# Exercise directions
Your task is to print, exactly and only, the lines from the start of the entries below through the line with "minimum width=270pt, minimum". Include both ends, but skip the pictures.

═════ Material supplied ═════

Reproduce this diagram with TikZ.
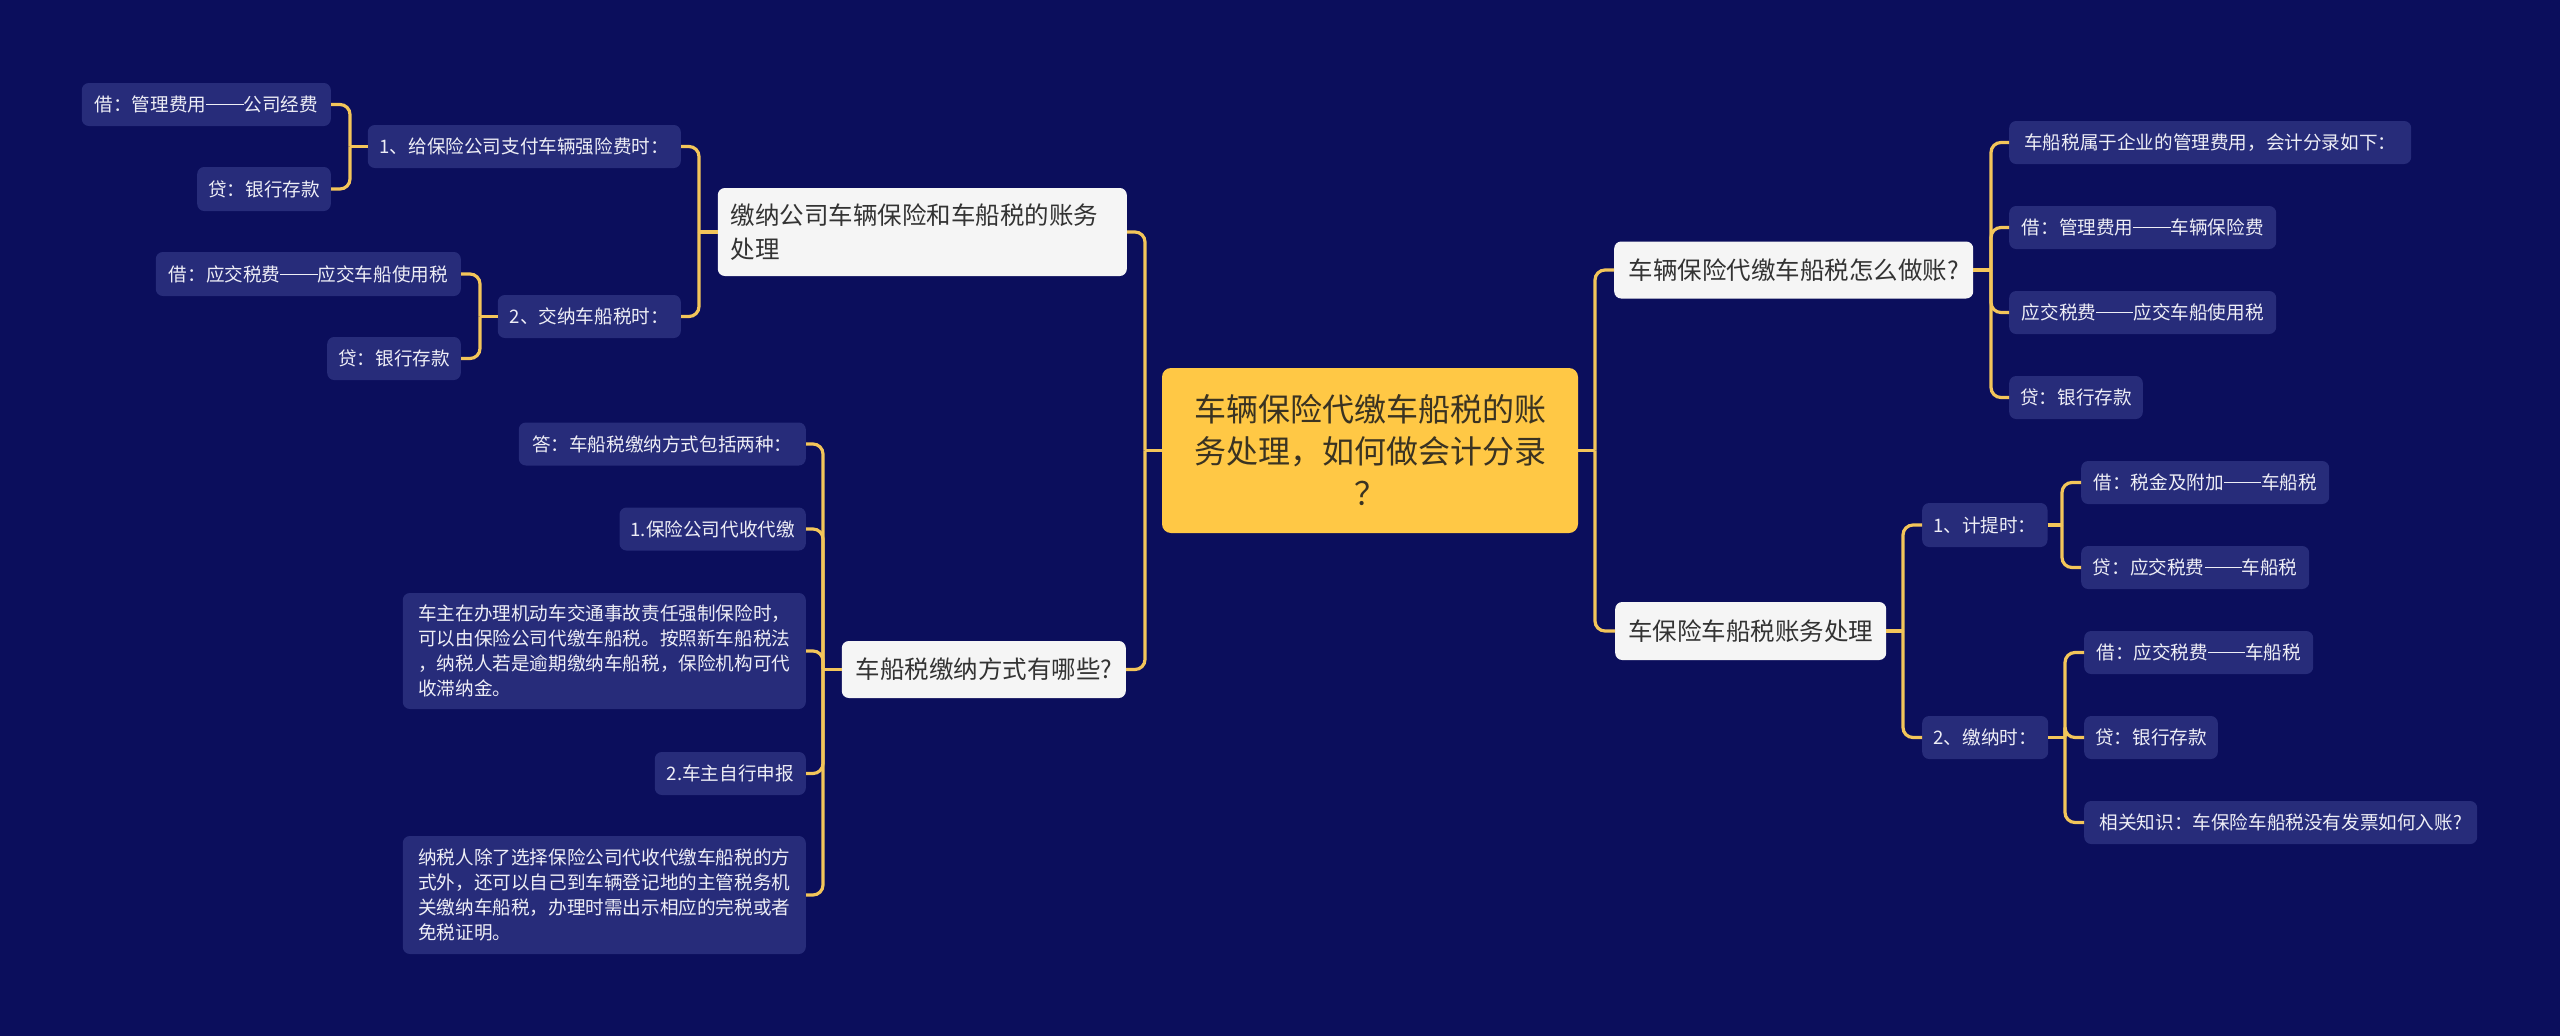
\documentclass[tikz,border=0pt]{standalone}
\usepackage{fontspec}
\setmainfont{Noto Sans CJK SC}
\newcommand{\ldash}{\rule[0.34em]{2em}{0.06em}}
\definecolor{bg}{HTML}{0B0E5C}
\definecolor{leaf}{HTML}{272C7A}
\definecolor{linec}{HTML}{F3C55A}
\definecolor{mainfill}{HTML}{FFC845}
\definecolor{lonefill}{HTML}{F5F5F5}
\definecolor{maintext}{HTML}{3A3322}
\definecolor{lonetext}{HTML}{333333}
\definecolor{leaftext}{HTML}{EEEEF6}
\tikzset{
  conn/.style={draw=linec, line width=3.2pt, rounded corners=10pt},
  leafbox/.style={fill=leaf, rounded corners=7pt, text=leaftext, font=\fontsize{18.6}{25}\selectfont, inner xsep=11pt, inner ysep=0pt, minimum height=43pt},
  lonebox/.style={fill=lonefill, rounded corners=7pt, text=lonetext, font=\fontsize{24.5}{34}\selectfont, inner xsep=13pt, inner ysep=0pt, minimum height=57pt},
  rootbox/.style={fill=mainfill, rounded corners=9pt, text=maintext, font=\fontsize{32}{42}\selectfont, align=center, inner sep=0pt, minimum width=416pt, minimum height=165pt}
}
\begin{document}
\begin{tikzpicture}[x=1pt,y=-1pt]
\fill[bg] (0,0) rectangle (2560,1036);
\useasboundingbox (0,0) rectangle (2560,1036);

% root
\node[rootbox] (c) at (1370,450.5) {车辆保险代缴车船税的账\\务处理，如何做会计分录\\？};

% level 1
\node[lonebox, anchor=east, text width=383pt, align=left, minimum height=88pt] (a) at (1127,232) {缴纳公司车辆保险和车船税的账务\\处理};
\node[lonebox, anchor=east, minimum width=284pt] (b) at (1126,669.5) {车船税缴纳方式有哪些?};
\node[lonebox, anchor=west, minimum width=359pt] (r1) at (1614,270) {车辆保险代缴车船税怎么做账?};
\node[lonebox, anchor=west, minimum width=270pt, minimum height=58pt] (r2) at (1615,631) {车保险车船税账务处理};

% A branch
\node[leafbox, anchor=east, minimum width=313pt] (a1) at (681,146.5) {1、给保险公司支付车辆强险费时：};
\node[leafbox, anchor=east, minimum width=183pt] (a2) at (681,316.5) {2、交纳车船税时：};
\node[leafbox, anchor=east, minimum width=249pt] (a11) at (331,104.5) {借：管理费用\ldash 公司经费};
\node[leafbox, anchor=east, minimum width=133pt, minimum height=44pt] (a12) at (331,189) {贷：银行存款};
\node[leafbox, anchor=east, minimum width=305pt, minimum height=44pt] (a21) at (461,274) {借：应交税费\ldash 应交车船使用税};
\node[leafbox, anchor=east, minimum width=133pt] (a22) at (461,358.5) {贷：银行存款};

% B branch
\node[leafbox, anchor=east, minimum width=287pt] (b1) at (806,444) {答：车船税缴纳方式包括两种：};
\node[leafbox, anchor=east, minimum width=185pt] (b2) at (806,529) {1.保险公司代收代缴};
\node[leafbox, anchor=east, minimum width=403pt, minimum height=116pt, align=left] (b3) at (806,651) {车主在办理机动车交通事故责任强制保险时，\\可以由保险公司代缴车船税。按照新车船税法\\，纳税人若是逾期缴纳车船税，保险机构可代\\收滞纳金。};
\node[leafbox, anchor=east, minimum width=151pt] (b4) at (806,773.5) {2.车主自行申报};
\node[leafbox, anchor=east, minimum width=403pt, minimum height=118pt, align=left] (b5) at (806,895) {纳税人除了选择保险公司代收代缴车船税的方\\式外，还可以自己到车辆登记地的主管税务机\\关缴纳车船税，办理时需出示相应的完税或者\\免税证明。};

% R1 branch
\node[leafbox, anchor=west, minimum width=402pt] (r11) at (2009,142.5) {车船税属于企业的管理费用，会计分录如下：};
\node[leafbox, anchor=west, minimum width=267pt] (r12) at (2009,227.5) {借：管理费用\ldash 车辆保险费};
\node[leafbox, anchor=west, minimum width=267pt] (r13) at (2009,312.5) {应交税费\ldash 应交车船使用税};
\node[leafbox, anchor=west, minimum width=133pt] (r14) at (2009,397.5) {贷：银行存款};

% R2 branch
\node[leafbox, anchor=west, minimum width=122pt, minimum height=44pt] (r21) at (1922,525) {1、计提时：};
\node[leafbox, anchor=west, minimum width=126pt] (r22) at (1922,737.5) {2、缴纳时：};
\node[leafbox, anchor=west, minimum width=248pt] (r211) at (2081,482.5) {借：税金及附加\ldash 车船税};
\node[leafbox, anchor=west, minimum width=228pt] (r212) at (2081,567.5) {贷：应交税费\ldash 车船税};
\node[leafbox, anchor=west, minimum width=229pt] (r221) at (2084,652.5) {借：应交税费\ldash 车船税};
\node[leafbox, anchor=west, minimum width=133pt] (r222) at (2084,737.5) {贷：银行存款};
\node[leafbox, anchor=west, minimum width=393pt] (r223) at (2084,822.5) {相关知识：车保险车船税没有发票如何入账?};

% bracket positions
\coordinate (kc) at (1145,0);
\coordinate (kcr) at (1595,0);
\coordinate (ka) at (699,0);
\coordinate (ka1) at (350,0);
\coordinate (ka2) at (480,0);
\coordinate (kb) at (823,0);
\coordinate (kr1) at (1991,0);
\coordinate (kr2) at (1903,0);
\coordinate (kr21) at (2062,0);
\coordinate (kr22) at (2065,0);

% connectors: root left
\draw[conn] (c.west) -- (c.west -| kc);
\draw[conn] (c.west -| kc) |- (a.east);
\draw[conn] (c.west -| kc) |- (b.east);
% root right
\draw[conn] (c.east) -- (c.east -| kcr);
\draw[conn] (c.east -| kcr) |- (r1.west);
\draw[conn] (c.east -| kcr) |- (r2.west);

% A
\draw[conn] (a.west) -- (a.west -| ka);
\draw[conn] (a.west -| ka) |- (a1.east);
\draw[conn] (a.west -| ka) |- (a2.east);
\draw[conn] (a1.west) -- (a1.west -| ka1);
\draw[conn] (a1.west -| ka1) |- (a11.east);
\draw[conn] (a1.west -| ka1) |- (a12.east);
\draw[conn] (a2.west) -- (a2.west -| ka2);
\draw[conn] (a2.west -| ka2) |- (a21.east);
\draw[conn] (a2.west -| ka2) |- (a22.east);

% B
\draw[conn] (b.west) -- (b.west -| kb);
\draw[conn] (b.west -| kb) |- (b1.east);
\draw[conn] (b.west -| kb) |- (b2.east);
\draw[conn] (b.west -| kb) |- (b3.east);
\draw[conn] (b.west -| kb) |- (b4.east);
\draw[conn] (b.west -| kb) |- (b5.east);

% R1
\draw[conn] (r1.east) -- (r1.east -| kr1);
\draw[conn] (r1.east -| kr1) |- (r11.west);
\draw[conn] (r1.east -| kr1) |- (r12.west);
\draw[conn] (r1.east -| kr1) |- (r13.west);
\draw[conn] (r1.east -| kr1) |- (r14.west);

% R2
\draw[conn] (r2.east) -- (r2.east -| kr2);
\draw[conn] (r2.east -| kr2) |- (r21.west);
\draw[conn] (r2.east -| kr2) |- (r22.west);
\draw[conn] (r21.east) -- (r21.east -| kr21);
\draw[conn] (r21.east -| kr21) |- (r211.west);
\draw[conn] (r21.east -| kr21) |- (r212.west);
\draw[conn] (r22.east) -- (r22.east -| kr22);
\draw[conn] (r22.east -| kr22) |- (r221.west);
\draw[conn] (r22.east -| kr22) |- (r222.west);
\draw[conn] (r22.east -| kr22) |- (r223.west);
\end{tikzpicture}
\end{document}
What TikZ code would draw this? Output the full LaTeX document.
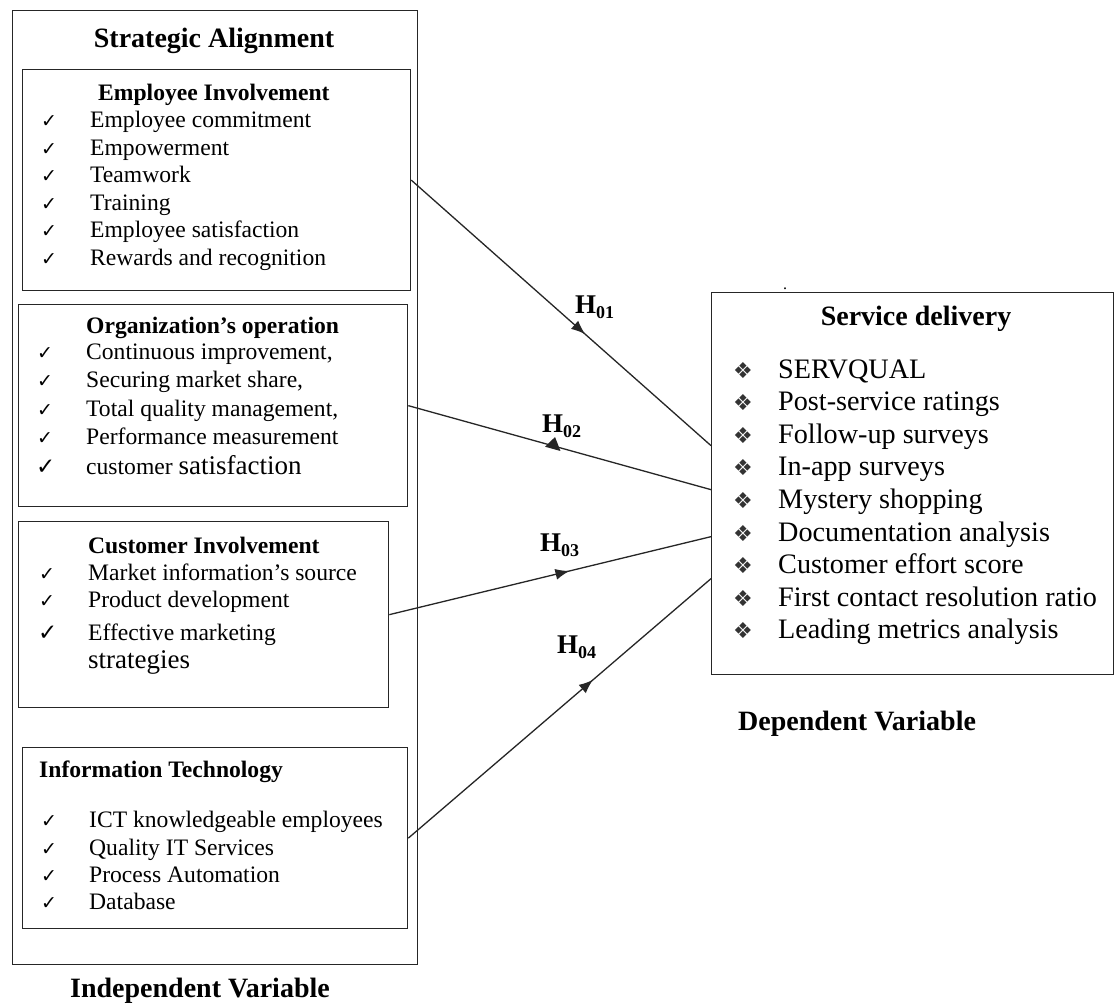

═════

# Expected output
Reproduce this diagram with TikZ.
\documentclass[tikz,border=0pt]{standalone}
\usepackage{fontspec}
\setmainfont{Noto Sans CJK SC}
\newcommand{\ldash}{\rule[0.34em]{2em}{0.06em}}
\definecolor{bg}{HTML}{0B0E5C}
\definecolor{leaf}{HTML}{272C7A}
\definecolor{linec}{HTML}{F3C55A}
\definecolor{mainfill}{HTML}{FFC845}
\definecolor{lonefill}{HTML}{F5F5F5}
\definecolor{maintext}{HTML}{3A3322}
\definecolor{lonetext}{HTML}{333333}
\definecolor{leaftext}{HTML}{EEEEF6}
\tikzset{
  conn/.style={draw=linec, line width=3.2pt, rounded corners=10pt},
  leafbox/.style={fill=leaf, rounded corners=7pt, text=leaftext, font=\fontsize{18.6}{25}\selectfont, inner xsep=11pt, inner ysep=0pt, minimum height=43pt},
  lonebox/.style={fill=lonefill, rounded corners=7pt, text=lonetext, font=\fontsize{24.5}{34}\selectfont, inner xsep=13pt, inner ysep=0pt, minimum height=57pt},
  rootbox/.style={fill=mainfill, rounded corners=9pt, text=maintext, font=\fontsize{32}{42}\selectfont, align=center, inner sep=0pt, minimum width=416pt, minimum height=165pt}
}
\begin{document}
\begin{tikzpicture}[x=1pt,y=-1pt]
\fill[bg] (0,0) rectangle (2560,1036);
\useasboundingbox (0,0) rectangle (2560,1036);

% root
\node[rootbox] (c) at (1370,450.5) {车辆保险代缴车船税的账\\务处理，如何做会计分录\\？};

% level 1
\node[lonebox, anchor=east, text width=383pt, align=left, minimum height=88pt] (a) at (1127,232) {缴纳公司车辆保险和车船税的账务\\处理};
\node[lonebox, anchor=east, minimum width=284pt] (b) at (1126,669.5) {车船税缴纳方式有哪些?};
\node[lonebox, anchor=west, minimum width=359pt] (r1) at (1614,270) {车辆保险代缴车船税怎么做账?};
\node[lonebox, anchor=west, minimum width=270pt, minimum height=58pt] (r2) at (1615,631) {车保险车船税账务处理};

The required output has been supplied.